Other factors are also important. Isolation is apparently easier to overcome in an urban setting, where the LGBT community is larger and more visible (Erdley et al., 2014). This poses major challenges in a country like Canada, where urban settings are limited. Social isolation seems to have a more direct effect on homosexuals and bisexuals who hide their identity or don’t fully accept it than on those who assume their identity more openly (Camenzind, 2012). Additionally, the more that LGBT seniors live anonymously, the harder it is for services to reach them (Camenzind, 2012). This difficulty is also experienced by trans seniors depending on when their identity change took place (Hébert et al., 2012). Those who begin it later in life have much more difficulty with psychological and physiological adaptation, as well as with social acceptance (Cook-Daniels, 2001, quoted by Hébert et al., 2012).
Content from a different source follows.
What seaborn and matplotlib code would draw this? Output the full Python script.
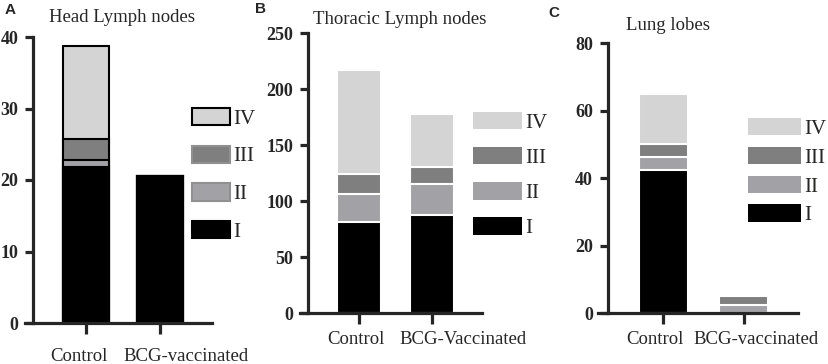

As they age, older homosexual adults, and in particular men, also report feeling excluded from their community, which has a strong sub-culture that values youth and sexuality (Cassidy, 2007). Some seniors therefore have their need to socialize met in open religious communities, where they can become involved and have social relationships that are not focused on sexuality (Cassidy, 2007).
The literature therefore suggests that LGBT seniors are particularly vulnerable when it comes to social isolation, though precise numbers are often lacking. Given the multilayered challenges they encounter related to complex and ongoing histories of discrimination, LGBT seniors face many challenges that contribute to isolation and loneliness.